I believe C.S. Lewis said it best in describing the fundamental conservative realization of the difference between private enterprise and government:
Of all tyrannies, a tyranny exercised for the good of its victims may be the most oppressive. It may be better to live under robber barons than under omnipotent moral busybodies. The robber baron’s cruelty may sometimes sleep, his cupidity may at some point be satiated; but those who torment us for our own good will torment us without end, for they do so with the approval of their own conscience.

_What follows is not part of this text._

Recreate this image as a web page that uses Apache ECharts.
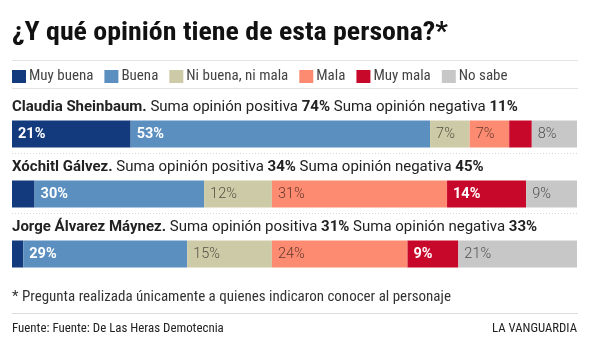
<!DOCTYPE html>
<html><head><meta charset="utf-8">
<script src="https://cdn.jsdelivr.net/npm/echarts@6/dist/echarts.min.js"></script>
<style>html,body{margin:0;padding:0;background:#fff}#c{width:594px;height:357px}</style>
</head><body><div id="c"></div>
<script>
var categories = ['Claudia Sheinbaum', 'Xóchitl Gálvez', 'Jorge Álvarez Máynez'];
var seriesNames = ['Muy buena', 'Buena', 'Ni buena, ni mala', 'Mala', 'Muy mala', 'No sabe'];
var muyBuena = [21, 4, 2];
var buena = [53, 30, 29];
var niBuena = [7, 12, 15];
var mala = [7, 31, 24];
var muyMala = [4, 14, 9];
var noSabe = [8, 9, 21];
var positiva = [74, 34, 31];
var negativa = [11, 45, 33];
var colors = ['#123a7c', '#5b8fc0', '#cdcba7', '#fc8b71', '#c8082b', '#c7c7c7'];
var darkLabel = [true, true, false, false, true, false];

var COND = "'Roboto Condensed','Liberation Sans Narrow','DejaVu Sans Condensed',Roboto,sans-serif";
var values = [muyBuena, buena, niBuena, mala, muyMala, noSabe];

var mctx = document.createElement('canvas').getContext('2d');
function measure(text, font) { mctx.font = font; return mctx.measureText(text).width; }
function fitSize(text, weight, family, target) {
  var w = measure(text, weight + ' 20px ' + family);
  return 20 * target / w;
}

var legendSize = fitSize('Ni buena, ni mala', 'normal', COND, 102);

var chart = echarts.init(document.getElementById('c'), null, {renderer: 'canvas'});
var series = seriesNames.map(function (n, i) {
  return {
    name: n, type: 'bar', stack: 'a', barWidth: 27, data: values[i],
    itemStyle: {color: colors[i]},
    emphasis: {disabled: true},
    label: {
      show: true, position: 'insideLeft', distance: 6,
      fontFamily: 'Roboto', fontSize: 14.5,
      fontWeight: darkLabel[i] ? 'bold' : 300,
      color: darkLabel[i] ? '#fff' : 'rgba(0,0,0,0.62)',
      formatter: function (p) { return p.value >= 5 ? p.value + '%' : ''; }
    }
  };
});

chart.setOption({
  animation: false,
  grid: {left: 12, right: 17, top: 104, height: 180},
  xAxis: {type: 'value', min: 0, max: 100, show: false},
  yAxis: {type: 'category', data: categories, inverse: true, show: false},
  legend: {
    left: 12, top: 69, padding: 0, itemWidth: 14, itemHeight: 13, itemGap: 11, icon: 'rect',
    selectedMode: false,
    textStyle: {fontFamily: COND, fontSize: legendSize, color: '#444', padding: [0, 0, 0, -2]},
    data: seriesNames
  },
  series: series
});

var titleText = '¿Y qué opinión tiene de esta persona?*';
var titleFont = 'bold 25.5px ' + COND;
var titleScale = 436 / measure(titleText, titleFont);

var headerTexts = categories.map(function (c, i) {
  return [c + '.', ' Suma opinión positiva ', positiva[i] + '%', ' Suma opinión negativa ', negativa[i] + '%'];
});
function headerWidth(parts, size) {
  var w = 0;
  parts.forEach(function (p, k) { w += measure(p, (k % 2 === 0 ? 'bold ' : 'normal ') + size + 'px Roboto'); });
  return w;
}
var headerSize = 20 * 506 / headerWidth(headerTexts[0], 20);

var footText = '* Pregunta realizada únicamente a quienes indicaron conocer al personaje';
var footSize = fitSize(footText, 'normal', COND, 439);
var srcText = 'Fuente: Fuente: De Las Heras Demotecnia';
var srcSize = fitSize(srcText, 'normal', COND, 212);
var brandText = 'LA VANGUARDIA';
var brandSize = fitSize(brandText, 'normal', COND, 85);

var g = [];
g.push({type: 'text', x: 12, y: 34, scaleX: titleScale, style: {text: titleText, font: titleFont, fill: '#111', verticalAlign: 'middle'}});
g.push({type: 'line', shape: {x1: 12, y1: 60.5, x2: 578, y2: 60.5}, style: {stroke: '#e3e3e3', lineWidth: 1}});
g.push({type: 'line', shape: {x1: 12, y1: 88.5, x2: 578, y2: 88.5}, style: {stroke: '#e3e3e3', lineWidth: 1}});
categories.forEach(function (c, i) {
  var y = chart.convertToPixel({yAxisIndex: 0}, c);
  var p = headerTexts[i];
  g.push({
    type: 'text', x: 12, y: y - 27,
    style: {
      text: '{b|' + p[0] + '}' + p[1] + '{b|' + p[2] + '}' + p[3] + '{b|' + p[4] + '}',
      fontFamily: 'Roboto', fontSize: headerSize, fill: '#222', verticalAlign: 'middle',
      rich: {b: {fontFamily: 'Roboto', fontSize: headerSize, fontWeight: 'bold', fill: '#222'}}
    }
  });
  if (i < categories.length - 1) {
    g.push({type: 'line', shape: {x1: 12, y1: Math.round(y + 19) + 0.5, x2: 578, y2: Math.round(y + 19) + 0.5}, style: {stroke: '#d6d6d6', lineWidth: 1, lineDash: [1, 2]}});
  }
});
g.push({type: 'text', x: 12, y: 297, style: {text: footText, font: footSize + 'px ' + COND, fill: '#333', verticalAlign: 'middle'}});
g.push({type: 'line', shape: {x1: 12, y1: 313.5, x2: 578, y2: 313.5}, style: {stroke: '#dcdcdc', lineWidth: 1}});
g.push({type: 'text', x: 12, y: 329, style: {text: srcText, font: srcSize + 'px ' + COND, fill: '#222', verticalAlign: 'middle'}});
g.push({type: 'text', x: 577, y: 329, style: {text: brandText, font: brandSize + 'px ' + COND, fill: '#222', verticalAlign: 'middle', align: 'right'}});
chart.setOption({graphic: g});
</script></body></html>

That is exactly the kind of threat that must be met with eternal vigilence. Mr. Frank is right – government is viewed as a threat by conservatives. The thing is, government is and always has been a threat to liberty, and this country was based on the idea that only a system that restrained government could minimize that threat. I have far more faith in the ability of the individual than I do in government, and if that makes me heartless and inconsiderate, then so be it. However, if there is one criticism to be made of the Bush Administration it is not that they are de-funding government, it is that they are not de-funding government.